• _Exercise requirements_:
Exclude the pictures and reproduce the remaining data exactly as written.
# Start of Dataset extract
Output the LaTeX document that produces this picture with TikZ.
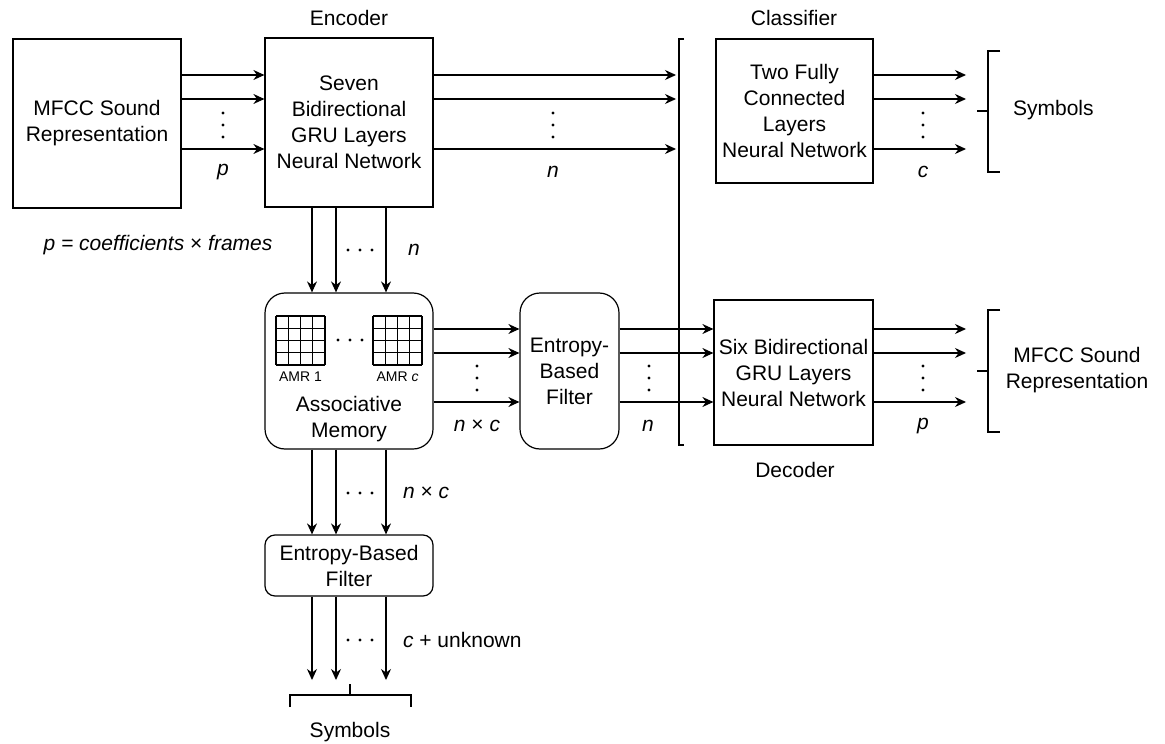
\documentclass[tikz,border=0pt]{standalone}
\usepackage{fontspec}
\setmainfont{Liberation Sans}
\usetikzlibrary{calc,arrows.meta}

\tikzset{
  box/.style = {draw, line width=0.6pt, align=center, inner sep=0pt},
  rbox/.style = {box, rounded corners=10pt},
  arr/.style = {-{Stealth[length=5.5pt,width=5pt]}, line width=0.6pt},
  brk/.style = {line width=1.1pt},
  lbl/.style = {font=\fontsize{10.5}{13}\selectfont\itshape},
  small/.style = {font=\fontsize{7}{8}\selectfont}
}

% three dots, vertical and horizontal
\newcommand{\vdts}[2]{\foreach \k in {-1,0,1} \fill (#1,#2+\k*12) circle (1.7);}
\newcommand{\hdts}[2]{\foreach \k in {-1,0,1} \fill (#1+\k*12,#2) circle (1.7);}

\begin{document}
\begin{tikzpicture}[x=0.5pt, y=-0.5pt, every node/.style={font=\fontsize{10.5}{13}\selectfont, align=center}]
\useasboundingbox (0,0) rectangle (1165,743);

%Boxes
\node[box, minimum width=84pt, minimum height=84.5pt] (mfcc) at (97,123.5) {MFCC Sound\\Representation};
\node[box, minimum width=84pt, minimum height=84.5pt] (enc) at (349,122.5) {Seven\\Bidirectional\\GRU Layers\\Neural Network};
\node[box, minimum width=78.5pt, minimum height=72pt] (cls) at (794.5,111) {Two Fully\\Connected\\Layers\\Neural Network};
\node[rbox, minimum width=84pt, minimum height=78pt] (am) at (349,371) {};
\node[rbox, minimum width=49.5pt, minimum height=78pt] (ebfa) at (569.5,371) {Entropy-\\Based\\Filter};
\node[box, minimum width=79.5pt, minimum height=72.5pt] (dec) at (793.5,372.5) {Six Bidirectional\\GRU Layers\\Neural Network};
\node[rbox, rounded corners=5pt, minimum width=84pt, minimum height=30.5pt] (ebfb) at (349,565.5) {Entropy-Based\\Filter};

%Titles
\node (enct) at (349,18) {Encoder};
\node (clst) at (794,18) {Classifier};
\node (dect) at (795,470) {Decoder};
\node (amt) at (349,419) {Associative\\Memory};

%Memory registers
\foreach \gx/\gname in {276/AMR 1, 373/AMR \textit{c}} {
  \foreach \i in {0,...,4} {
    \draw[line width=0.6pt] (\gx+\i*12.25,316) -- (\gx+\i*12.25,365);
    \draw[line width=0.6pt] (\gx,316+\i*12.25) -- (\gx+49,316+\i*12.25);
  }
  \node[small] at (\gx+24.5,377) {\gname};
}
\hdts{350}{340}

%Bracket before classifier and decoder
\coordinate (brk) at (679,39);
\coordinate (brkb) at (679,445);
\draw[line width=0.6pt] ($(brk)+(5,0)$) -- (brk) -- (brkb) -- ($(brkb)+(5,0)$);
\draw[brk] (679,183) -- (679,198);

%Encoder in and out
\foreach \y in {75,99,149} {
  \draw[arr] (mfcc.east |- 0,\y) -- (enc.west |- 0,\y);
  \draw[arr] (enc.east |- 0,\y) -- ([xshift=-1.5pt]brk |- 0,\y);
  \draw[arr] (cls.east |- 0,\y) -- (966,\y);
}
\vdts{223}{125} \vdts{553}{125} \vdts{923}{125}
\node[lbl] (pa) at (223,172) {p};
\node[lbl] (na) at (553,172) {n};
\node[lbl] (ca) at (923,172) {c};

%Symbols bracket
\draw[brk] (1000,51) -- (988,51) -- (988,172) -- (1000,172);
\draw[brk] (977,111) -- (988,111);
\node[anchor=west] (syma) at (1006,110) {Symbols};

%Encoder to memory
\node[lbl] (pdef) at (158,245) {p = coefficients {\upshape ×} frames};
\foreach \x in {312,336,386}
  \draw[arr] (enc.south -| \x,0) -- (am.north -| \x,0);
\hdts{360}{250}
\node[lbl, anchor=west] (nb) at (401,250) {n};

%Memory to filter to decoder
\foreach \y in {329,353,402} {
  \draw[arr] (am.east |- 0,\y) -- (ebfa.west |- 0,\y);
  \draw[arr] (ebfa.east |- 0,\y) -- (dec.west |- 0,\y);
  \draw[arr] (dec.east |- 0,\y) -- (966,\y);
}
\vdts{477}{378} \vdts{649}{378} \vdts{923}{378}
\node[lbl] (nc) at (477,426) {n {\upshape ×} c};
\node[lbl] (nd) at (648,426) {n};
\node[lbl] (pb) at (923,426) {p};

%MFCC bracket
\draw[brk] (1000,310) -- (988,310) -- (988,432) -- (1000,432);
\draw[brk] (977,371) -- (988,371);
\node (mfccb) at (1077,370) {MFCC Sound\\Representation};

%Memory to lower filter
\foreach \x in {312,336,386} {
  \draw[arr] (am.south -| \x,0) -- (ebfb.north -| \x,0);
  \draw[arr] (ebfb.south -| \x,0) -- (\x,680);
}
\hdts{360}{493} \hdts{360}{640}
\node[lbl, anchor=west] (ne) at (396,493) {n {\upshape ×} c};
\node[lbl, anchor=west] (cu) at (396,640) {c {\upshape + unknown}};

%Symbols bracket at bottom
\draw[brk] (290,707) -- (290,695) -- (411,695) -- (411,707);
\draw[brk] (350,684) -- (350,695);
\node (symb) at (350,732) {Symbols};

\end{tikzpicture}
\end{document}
# End of Dataset extract
• _Finished task_:
Output the LaTeX document that produces this picture with TikZ.
\documentclass[tikz,border=0pt]{standalone}
\usepackage{fontspec}
\setmainfont{Liberation Sans}
\usetikzlibrary{calc,arrows.meta}

\tikzset{
  box/.style = {draw, line width=0.6pt, align=center, inner sep=0pt},
  rbox/.style = {box, rounded corners=10pt},
  arr/.style = {-{Stealth[length=5.5pt,width=5pt]}, line width=0.6pt},
  brk/.style = {line width=1.1pt},
  lbl/.style = {font=\fontsize{10.5}{13}\selectfont\itshape},
  small/.style = {font=\fontsize{7}{8}\selectfont}
}

% three dots, vertical and horizontal
\newcommand{\vdts}[2]{\foreach \k in {-1,0,1} \fill (#1,#2+\k*12) circle (1.7);}
\newcommand{\hdts}[2]{\foreach \k in {-1,0,1} \fill (#1+\k*12,#2) circle (1.7);}

\begin{document}
\begin{tikzpicture}[x=0.5pt, y=-0.5pt, every node/.style={font=\fontsize{10.5}{13}\selectfont, align=center}]
\useasboundingbox (0,0) rectangle (1165,743);

%Boxes
\node[box, minimum width=84pt, minimum height=84.5pt] (mfcc) at (97,123.5) {MFCC Sound\\Representation};
\node[box, minimum width=84pt, minimum height=84.5pt] (enc) at (349,122.5) {Seven\\Bidirectional\\GRU Layers\\Neural Network};
\node[box, minimum width=78.5pt, minimum height=72pt] (cls) at (794.5,111) {Two Fully\\Connected\\Layers\\Neural Network};
\node[rbox, minimum width=84pt, minimum height=78pt] (am) at (349,371) {};
\node[rbox, minimum width=49.5pt, minimum height=78pt] (ebfa) at (569.5,371) {Entropy-\\Based\\Filter};
\node[box, minimum width=79.5pt, minimum height=72.5pt] (dec) at (793.5,372.5) {Six Bidirectional\\GRU Layers\\Neural Network};
\node[rbox, rounded corners=5pt, minimum width=84pt, minimum height=30.5pt] (ebfb) at (349,565.5) {Entropy-Based\\Filter};

%Titles
\node (enct) at (349,18) {Encoder};
\node (clst) at (794,18) {Classifier};
\node (dect) at (795,470) {Decoder};
\node (amt) at (349,419) {Associative\\Memory};

%Memory registers
\foreach \gx/\gname in {276/AMR 1, 373/AMR \textit{c}} {
  \foreach \i in {0,...,4} {
    \draw[line width=0.6pt] (\gx+\i*12.25,316) -- (\gx+\i*12.25,365);
    \draw[line width=0.6pt] (\gx,316+\i*12.25) -- (\gx+49,316+\i*12.25);
  }
  \node[small] at (\gx+24.5,377) {\gname};
}
\hdts{350}{340}

%Bracket before classifier and decoder
\coordinate (brk) at (679,39);
\coordinate (brkb) at (679,445);
\draw[line width=0.6pt] ($(brk)+(5,0)$) -- (brk) -- (brkb) -- ($(brkb)+(5,0)$);
\draw[brk] (679,183) -- (679,198);

%Encoder in and out
\foreach \y in {75,99,149} {
  \draw[arr] (mfcc.east |- 0,\y) -- (enc.west |- 0,\y);
  \draw[arr] (enc.east |- 0,\y) -- ([xshift=-1.5pt]brk |- 0,\y);
  \draw[arr] (cls.east |- 0,\y) -- (966,\y);
}
\vdts{223}{125} \vdts{553}{125} \vdts{923}{125}
\node[lbl] (pa) at (223,172) {p};
\node[lbl] (na) at (553,172) {n};
\node[lbl] (ca) at (923,172) {c};

%Symbols bracket
\draw[brk] (1000,51) -- (988,51) -- (988,172) -- (1000,172);
\draw[brk] (977,111) -- (988,111);
\node[anchor=west] (syma) at (1006,110) {Symbols};

%Encoder to memory
\node[lbl] (pdef) at (158,245) {p = coefficients {\upshape ×} frames};
\foreach \x in {312,336,386}
  \draw[arr] (enc.south -| \x,0) -- (am.north -| \x,0);
\hdts{360}{250}
\node[lbl, anchor=west] (nb) at (401,250) {n};

%Memory to filter to decoder
\foreach \y in {329,353,402} {
  \draw[arr] (am.east |- 0,\y) -- (ebfa.west |- 0,\y);
  \draw[arr] (ebfa.east |- 0,\y) -- (dec.west |- 0,\y);
  \draw[arr] (dec.east |- 0,\y) -- (966,\y);
}
\vdts{477}{378} \vdts{649}{378} \vdts{923}{378}
\node[lbl] (nc) at (477,426) {n {\upshape ×} c};
\node[lbl] (nd) at (648,426) {n};
\node[lbl] (pb) at (923,426) {p};

%MFCC bracket
\draw[brk] (1000,310) -- (988,310) -- (988,432) -- (1000,432);
\draw[brk] (977,371) -- (988,371);
\node (mfccb) at (1077,370) {MFCC Sound\\Representation};

%Memory to lower filter
\foreach \x in {312,336,386} {
  \draw[arr] (am.south -| \x,0) -- (ebfb.north -| \x,0);
  \draw[arr] (ebfb.south -| \x,0) -- (\x,680);
}
\hdts{360}{493} \hdts{360}{640}
\node[lbl, anchor=west] (ne) at (396,493) {n {\upshape ×} c};
\node[lbl, anchor=west] (cu) at (396,640) {c {\upshape + unknown}};

%Symbols bracket at bottom
\draw[brk] (290,707) -- (290,695) -- (411,695) -- (411,707);
\draw[brk] (350,684) -- (350,695);
\node (symb) at (350,732) {Symbols};

\end{tikzpicture}
\end{document}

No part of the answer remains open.